_Task to complete:_
Lines from the one containing "Rebuild this chart" to the one containing "edgecolor='#f08a4b', linewidth=1.2, zorder=3)", both lines included, are to be extracted exactly from the data below; pictures are excluded.

_Records provided:_
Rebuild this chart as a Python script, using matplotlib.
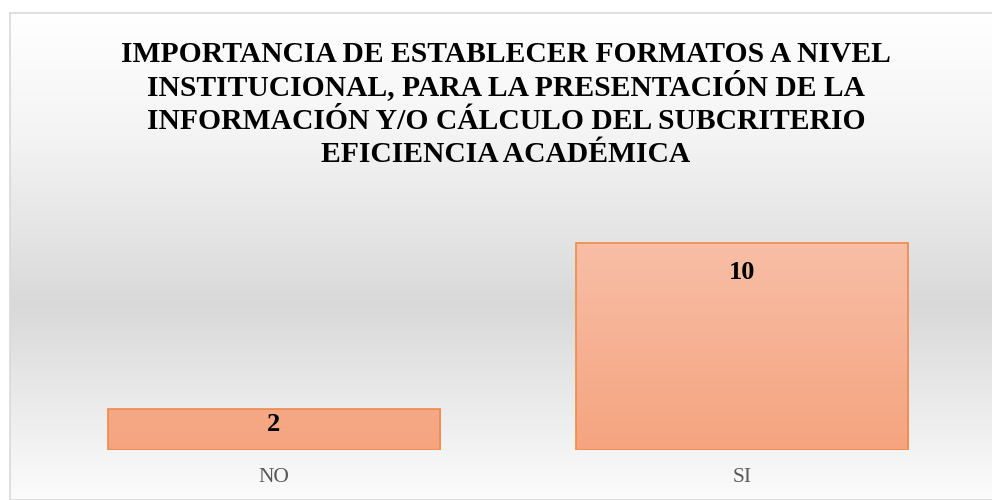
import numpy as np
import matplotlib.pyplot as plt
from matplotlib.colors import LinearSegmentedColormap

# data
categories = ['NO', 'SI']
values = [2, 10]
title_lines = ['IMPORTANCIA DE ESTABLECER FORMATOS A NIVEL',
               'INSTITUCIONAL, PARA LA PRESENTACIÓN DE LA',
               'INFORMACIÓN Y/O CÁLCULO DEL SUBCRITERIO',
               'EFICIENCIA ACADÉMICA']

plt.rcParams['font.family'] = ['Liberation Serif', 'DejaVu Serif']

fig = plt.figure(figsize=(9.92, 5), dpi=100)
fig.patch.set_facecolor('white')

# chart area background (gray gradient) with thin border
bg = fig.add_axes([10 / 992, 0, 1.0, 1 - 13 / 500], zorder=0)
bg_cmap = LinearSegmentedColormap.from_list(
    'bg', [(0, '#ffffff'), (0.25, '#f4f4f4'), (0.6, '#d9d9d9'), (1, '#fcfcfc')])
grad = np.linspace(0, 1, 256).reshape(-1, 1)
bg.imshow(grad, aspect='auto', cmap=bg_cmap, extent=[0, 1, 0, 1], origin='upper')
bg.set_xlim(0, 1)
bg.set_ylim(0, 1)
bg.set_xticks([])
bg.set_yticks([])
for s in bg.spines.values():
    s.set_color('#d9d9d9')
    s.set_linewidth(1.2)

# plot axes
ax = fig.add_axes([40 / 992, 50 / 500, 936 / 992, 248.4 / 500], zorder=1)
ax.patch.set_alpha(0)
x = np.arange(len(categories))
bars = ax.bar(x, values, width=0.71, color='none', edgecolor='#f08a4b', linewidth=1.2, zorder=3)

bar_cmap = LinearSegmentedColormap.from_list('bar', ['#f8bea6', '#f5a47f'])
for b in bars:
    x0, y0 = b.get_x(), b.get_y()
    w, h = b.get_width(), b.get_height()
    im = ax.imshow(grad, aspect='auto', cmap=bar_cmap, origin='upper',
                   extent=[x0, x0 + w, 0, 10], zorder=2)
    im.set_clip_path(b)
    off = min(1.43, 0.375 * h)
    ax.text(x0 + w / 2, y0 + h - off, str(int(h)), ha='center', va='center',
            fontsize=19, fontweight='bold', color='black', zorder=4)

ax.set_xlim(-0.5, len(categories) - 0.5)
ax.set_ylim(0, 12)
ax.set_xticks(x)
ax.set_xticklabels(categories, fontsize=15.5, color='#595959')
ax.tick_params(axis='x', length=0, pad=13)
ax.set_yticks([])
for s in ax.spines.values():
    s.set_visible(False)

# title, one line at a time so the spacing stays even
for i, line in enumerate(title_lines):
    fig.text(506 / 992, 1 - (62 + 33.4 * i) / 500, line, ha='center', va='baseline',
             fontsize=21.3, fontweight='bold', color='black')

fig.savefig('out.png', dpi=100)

==

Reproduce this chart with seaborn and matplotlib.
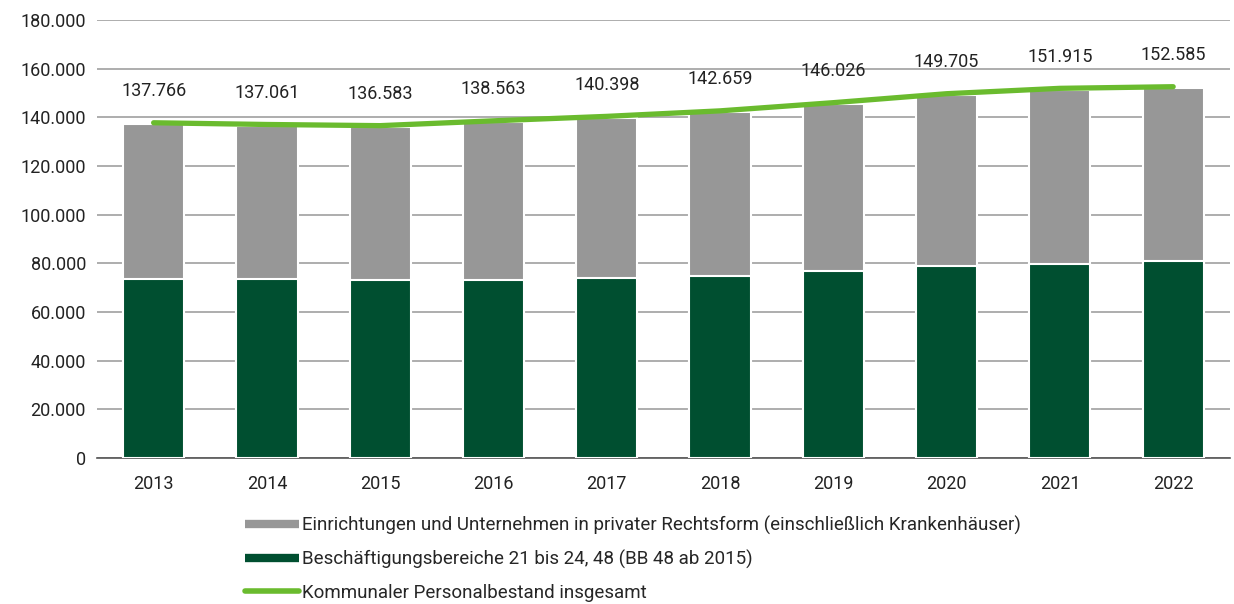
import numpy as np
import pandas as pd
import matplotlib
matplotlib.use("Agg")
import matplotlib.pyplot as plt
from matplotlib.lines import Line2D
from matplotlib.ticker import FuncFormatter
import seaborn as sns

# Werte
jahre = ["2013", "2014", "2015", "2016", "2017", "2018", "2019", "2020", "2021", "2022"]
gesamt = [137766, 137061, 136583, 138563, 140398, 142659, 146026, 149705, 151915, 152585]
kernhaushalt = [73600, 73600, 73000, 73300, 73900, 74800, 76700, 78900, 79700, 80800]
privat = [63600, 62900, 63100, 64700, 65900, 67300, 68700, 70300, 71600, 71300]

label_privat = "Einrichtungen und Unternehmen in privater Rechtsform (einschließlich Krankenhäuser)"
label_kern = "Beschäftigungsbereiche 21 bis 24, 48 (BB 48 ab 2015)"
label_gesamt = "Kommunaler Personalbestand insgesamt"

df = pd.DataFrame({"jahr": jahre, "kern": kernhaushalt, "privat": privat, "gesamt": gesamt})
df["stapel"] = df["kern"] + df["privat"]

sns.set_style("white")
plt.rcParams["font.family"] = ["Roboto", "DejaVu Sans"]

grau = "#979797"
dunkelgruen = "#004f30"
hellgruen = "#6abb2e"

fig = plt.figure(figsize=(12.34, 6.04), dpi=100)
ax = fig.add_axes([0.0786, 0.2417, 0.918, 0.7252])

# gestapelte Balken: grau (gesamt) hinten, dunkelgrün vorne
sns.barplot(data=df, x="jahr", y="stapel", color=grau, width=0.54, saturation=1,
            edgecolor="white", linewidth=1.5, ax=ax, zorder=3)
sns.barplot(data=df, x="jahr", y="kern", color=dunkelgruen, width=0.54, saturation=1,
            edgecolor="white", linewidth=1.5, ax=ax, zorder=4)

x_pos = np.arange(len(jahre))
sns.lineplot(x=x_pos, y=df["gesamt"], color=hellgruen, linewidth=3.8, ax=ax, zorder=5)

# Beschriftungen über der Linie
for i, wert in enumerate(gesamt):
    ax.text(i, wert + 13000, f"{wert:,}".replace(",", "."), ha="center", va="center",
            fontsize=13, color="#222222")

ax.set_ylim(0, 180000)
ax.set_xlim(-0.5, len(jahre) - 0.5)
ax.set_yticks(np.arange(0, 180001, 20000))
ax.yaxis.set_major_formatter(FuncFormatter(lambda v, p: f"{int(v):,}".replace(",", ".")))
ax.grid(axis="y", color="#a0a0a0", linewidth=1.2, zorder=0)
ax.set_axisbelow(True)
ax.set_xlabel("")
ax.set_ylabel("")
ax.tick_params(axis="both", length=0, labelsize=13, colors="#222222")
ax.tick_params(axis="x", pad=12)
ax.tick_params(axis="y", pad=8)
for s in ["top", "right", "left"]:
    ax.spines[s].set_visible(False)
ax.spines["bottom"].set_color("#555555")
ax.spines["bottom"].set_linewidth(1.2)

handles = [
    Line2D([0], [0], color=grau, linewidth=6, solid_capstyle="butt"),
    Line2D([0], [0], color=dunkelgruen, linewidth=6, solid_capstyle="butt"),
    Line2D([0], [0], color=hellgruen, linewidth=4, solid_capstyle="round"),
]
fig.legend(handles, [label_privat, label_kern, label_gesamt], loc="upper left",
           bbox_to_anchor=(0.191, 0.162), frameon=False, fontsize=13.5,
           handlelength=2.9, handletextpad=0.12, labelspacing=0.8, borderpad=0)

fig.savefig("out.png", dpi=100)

---

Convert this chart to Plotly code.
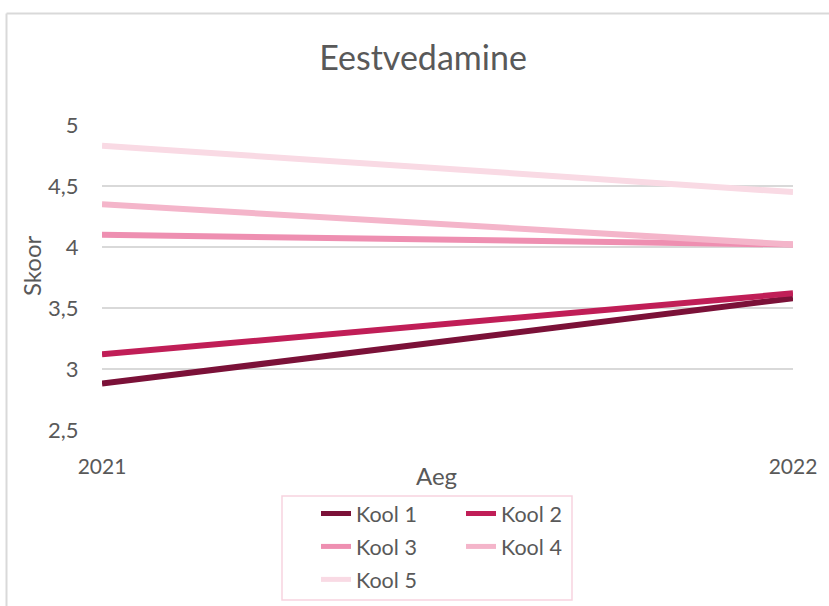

_Output:_
Rebuild this chart as a Python script, using matplotlib.
import numpy as np
import matplotlib.pyplot as plt
from matplotlib.colors import LinearSegmentedColormap

# data
categories = ['NO', 'SI']
values = [2, 10]
title_lines = ['IMPORTANCIA DE ESTABLECER FORMATOS A NIVEL',
               'INSTITUCIONAL, PARA LA PRESENTACIÓN DE LA',
               'INFORMACIÓN Y/O CÁLCULO DEL SUBCRITERIO',
               'EFICIENCIA ACADÉMICA']

plt.rcParams['font.family'] = ['Liberation Serif', 'DejaVu Serif']

fig = plt.figure(figsize=(9.92, 5), dpi=100)
fig.patch.set_facecolor('white')

# chart area background (gray gradient) with thin border
bg = fig.add_axes([10 / 992, 0, 1.0, 1 - 13 / 500], zorder=0)
bg_cmap = LinearSegmentedColormap.from_list(
    'bg', [(0, '#ffffff'), (0.25, '#f4f4f4'), (0.6, '#d9d9d9'), (1, '#fcfcfc')])
grad = np.linspace(0, 1, 256).reshape(-1, 1)
bg.imshow(grad, aspect='auto', cmap=bg_cmap, extent=[0, 1, 0, 1], origin='upper')
bg.set_xlim(0, 1)
bg.set_ylim(0, 1)
bg.set_xticks([])
bg.set_yticks([])
for s in bg.spines.values():
    s.set_color('#d9d9d9')
    s.set_linewidth(1.2)

# plot axes
ax = fig.add_axes([40 / 992, 50 / 500, 936 / 992, 248.4 / 500], zorder=1)
ax.patch.set_alpha(0)
x = np.arange(len(categories))
bars = ax.bar(x, values, width=0.71, color='none', edgecolor='#f08a4b', linewidth=1.2, zorder=3)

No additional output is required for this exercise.